Republicans had already been forced to defend the size of the request before the ruling. At a closed-door luncheon with Secret Service Director Sean Curran on May 13 in the Mansfield Room, several GOP senators pressed for a clearer explanation of why the figure was so large. John Curtis said he had “really hard questions” about asking for a billion dollars, while Susan Collins said she had “no idea” where the number came from. Rand Paul went further, predicting the ballroom money would be pulled before the measure reached floor consideration.

The White House and Secret Service argued that the scale of the planned ballroom required major security spending. The administration’s breakdown, made public in recent reporting, included the $220 million for hardening the addition with measures such as bulletproof glass and drone-detection technology. Curran had briefed Senate Republicans on the proposal and distributed materials explaining the plan before MacDonough’s ruling forced the text back to the drawing board.

The dispute also revived the politics of the ballroom itself. The White House initially described the project as a private-funded addition with an estimated cost of about $200 million, but later estimates climbed to roughly $300 million and then around $400 million.

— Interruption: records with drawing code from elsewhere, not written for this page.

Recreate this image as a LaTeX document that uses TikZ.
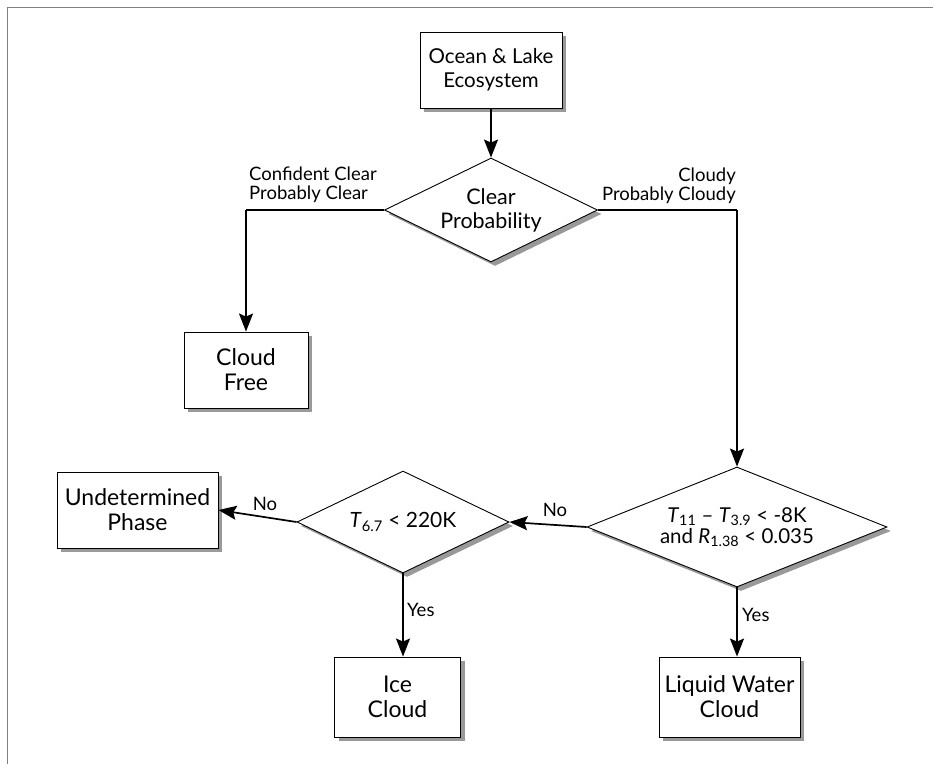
\documentclass[tikz,border=0pt]{standalone}
\usepackage{fontspec}
\setmainfont{Lato}
\usetikzlibrary{shapes.geometric,shadows,arrows.meta}
\begin{document}
\begin{tikzpicture}[x=1pt,y=-1pt,
  shadowed/.style={drop shadow={shadow xshift=4pt,shadow yshift=-4pt,fill=black!40,opacity=1}},
  boxnode/.style={rectangle,draw=black,line width=0.9pt,fill=white,inner sep=0pt,align=center,
    font=\fontsize{23}{25}\selectfont,shadowed},
  decision/.style={diamond,draw=black,line width=0.9pt,fill=white,inner sep=0pt,align=center,
    shadowed},
  conn/.style={line width=1.7pt,-{Stealth[length=18pt,width=14pt,inset=3pt]}},
  plainline/.style={line width=1.7pt},
  lbl/.style={font=\fontsize{18.5}{19}\selectfont,inner sep=0pt}
]
\useasboundingbox (0,0) rectangle (933,764);
\draw[color=black!50,line width=1.6pt] (7.5,764) -- (7.5,7.5) -- (933,7.5);

\node[boxnode,minimum width=142pt,minimum height=76pt,font=\fontsize{20.5}{24}\selectfont] (ocean) at (491,70) {Ocean \& Lake\\Ecosystem};
\node[decision,aspect=2,minimum width=213pt,minimum height=104pt,font=\fontsize{21.5}{24}\selectfont] (clear) at (491,210) {Clear\\Probability};
\node[boxnode,minimum width=124pt,minimum height=76pt] (free) at (246,370) {Cloud\\Free};
\node[decision,aspect=2.5,minimum width=300pt,minimum height=120pt,font=\fontsize{20.5}{21}\selectfont] (test) at (737,527)
  {\textit{T}\textsubscript{11} – \textit{T}\textsubscript{3.9} < -8K\\and \textit{R}\textsubscript{1.38} < 0.035};
\node[decision,aspect=2,minimum width=212pt,minimum height=102pt,font=\fontsize{21}{23}\selectfont] (wv) at (403,522)
  {\textit{T}\textsubscript{6.7} < 220K};
\node[boxnode,minimum width=161pt,minimum height=76pt] (undet) at (137.5,510) {Undetermined\\Phase};
\node[boxnode,minimum width=126pt,minimum height=80pt] (ice) at (397.5,697) {Ice\\Cloud};
\node[boxnode,minimum width=141pt,minimum height=80pt] (liquid) at (729.5,697) {Liquid Water\\Cloud};

\coordinate (lturn) at (246,210);
\coordinate (rturn) at (737,210);

\draw[conn] (ocean.south) -- (clear.north);
\draw[plainline] (clear.west) -- (lturn);
\draw[conn] (lturn) -- (free.north);
\draw[plainline] (clear.east) -- (rturn);
\draw[conn] (rturn) -- (test.north);
\draw[conn] (test.west) -- (wv.east);
\draw[conn] (wv.west) -- (undet.east);
\draw[conn] (wv.south) -- (wv.south |- ice.north);
\draw[conn] (test.south) -- (test.south |- liquid.north);

\node[lbl,anchor=south west,align=left] (lblclear) at (249,203) {Confident Clear\\Probably Clear};
\node[lbl,anchor=south east,align=right] (lblcloudy) at (736,204) {Cloudy\\Probably Cloudy};
\node[lbl] (no1) at (555,510) {No};
\node[lbl] (no2) at (265,504) {No};
\node[lbl,anchor=west] (yes1) at (407,610) {Yes};
\node[lbl,anchor=west] (yes2) at (742,615) {Yes};
\end{tikzpicture}
\end{document}
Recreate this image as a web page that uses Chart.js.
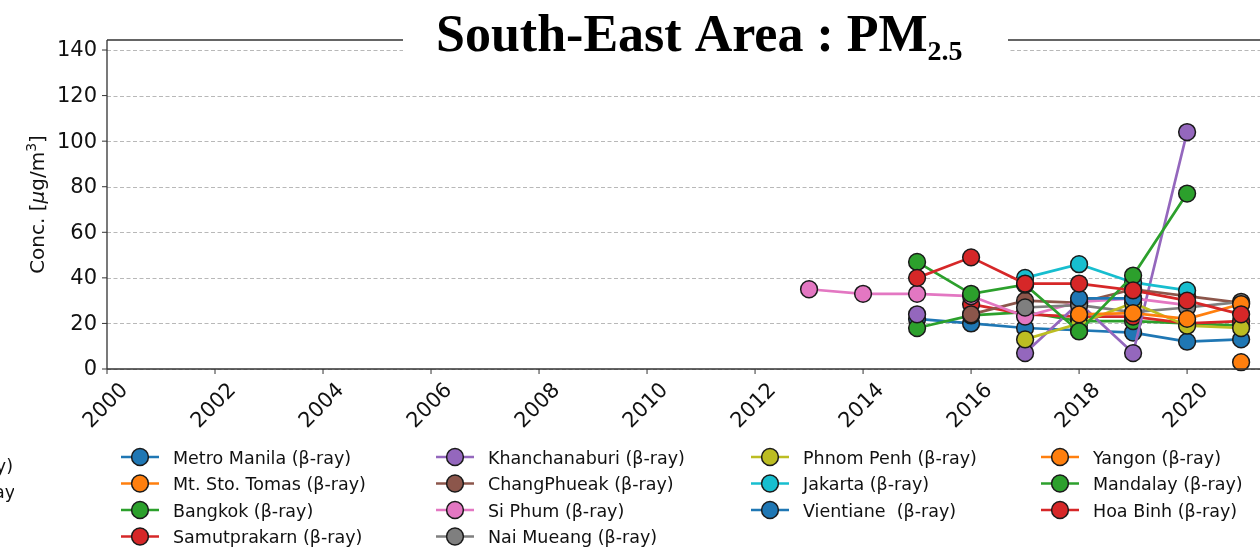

The East Wing of the White House was demolished in October 2025 to make room for the new 90,000-square-foot ballroom, fueling preservation backlash and litigation. Democrats quickly seized on the security fight as evidence that Republicans were trying to shield a luxury project while ordinary Americans faced far smaller priorities. Chuck Schumer called it a “billion-dollar ballroom” and cast the plan as politically outrageous.

Republicans were already redrafting the provision after meeting with MacDonough, suggesting they may try a narrower version that is more clearly tied to spending rules. For now, the ruling underscored a hard reality in Washington: a White House project with presidential backing can still run aground on Senate procedure, budget categories and the optics of federal spending.